My next destination was Umphang, the end of the road into the mountains. It was a long, circuitous route to get there; Ayutthaya to Sukhothai to Mae Sot, and then a songthaew to the small mountain village. A songthaew is a pick-up truck with a metal roof, metal seats built into the sides of the bed, and no tailgate – just a metal step up with an extended seat. People and crates of food are snugged in close together, both inside and on the roof.

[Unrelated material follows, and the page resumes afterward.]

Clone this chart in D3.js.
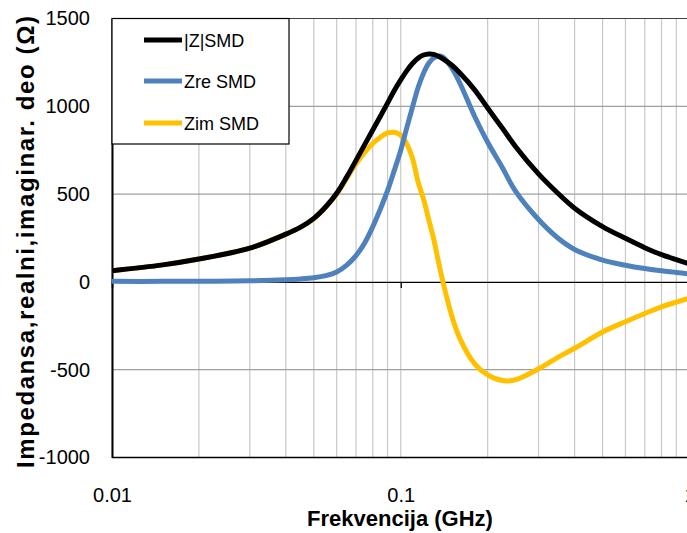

I got on the bus in the early evening from Aytthaya, intending to layover in Sukhothai, but when I arrived there at 2 am it seemed easier to just take the 4 am bus to Mae Sot. I arrived in Mae Sot at 8 am. I hadn’t slept and I don’t know what possessed me to carry on. I guess I was eager and I took the next songthaew for Umphang. l was looking forward to seeing the spectacular scenery, as well as a camp housing 10,000 Burmese refuges en route. It was a six-hour plus trip but I would sleep when I arrived, and then continue on the next day to the trailhead of a renowned waterfall where I wanted to camp for a few more days and hike. It was a good plan!
It started to go sideways about an hour in. I was on the back seat, with a wide open view for picture taking, but I was white-knuckling the metal pole and chose life over photo ops. I began to feel nauseous and closed my eyes. When we finally arrived, after hours of lurching around hairpin turn after hairpin turn, I was beyond grateful. Except we hadn’t arrived. We were picking up more people and supplies from a Karen tribe mountain village. When all 23 of us were loaded (many with painted faces), I was sandwiched in the centre of the seat, balancing two pre-toddlers on my lap. We started again – and then it got rough. Eyes still closed, it took all of my willpower not to throw up. There was simply no way I could allow that to happen. And then that awful moment came when you know it’s coming – and there is nothing you can do about it. As unobtrusively as possible, I turned my head out the side and started to heave. I was aware that one of the babies was lifted from my lap; I cradled the others’ sleeping head in my hand so it didn’t bump against the metal side as my stomach emptied into the wind. With my free arm I tried, in vain, to shield the man beside me, and the orange robe of the monk beside him, as the vomit was whipped back onto my t-shirt and down my arm. The truck continued back and forth, pitching from side to side. I heard a young girl whisper to me in broken English, “only 2 hour more”. I nodded my head in thanks, my body still twisted, face hanging out the window, eyes closed. I accepted the misery and went to a place deep inside, where I was aware of nothing except the wind on my face, and my arm wrapped around the baby, his small head cupped in my hand. I stayed there, far away, until we arrived in Umphang. Stained with dried, foul puke, I crawled off the truck, into a guesthouse shower, and then to bed, where I slept a dreamless sleep. The journey may have been hair raising; it may have been stunning, but I saw none of it.
The camping and waterfalls were out of the question. I found out that it was another 50 km songthaew ride through the mountains to the trailhead. I opted to stay at the lovely Umphang guesthouse and go hiking from where I was. There were a two Thai tourists heading to the falls but otherwise, I was alone. And guess what? – on a deserted mountain trail, I found a large bamboo forest and heard the groaning and clicking of the bamboo soundscape that I had read about, but didn’t get to hear, in Japan. It was beautiful.
Appendix – Two days later on the ride back to Mae Sot, I was well-rested and well-hydrated. I had only managed to eat some plain rice, and fruit, but I was feeling able. The drive was less jerky; I saw a bit of scenery, and the refugee camp, but for the most part, I played it safe and kept my eyes closed.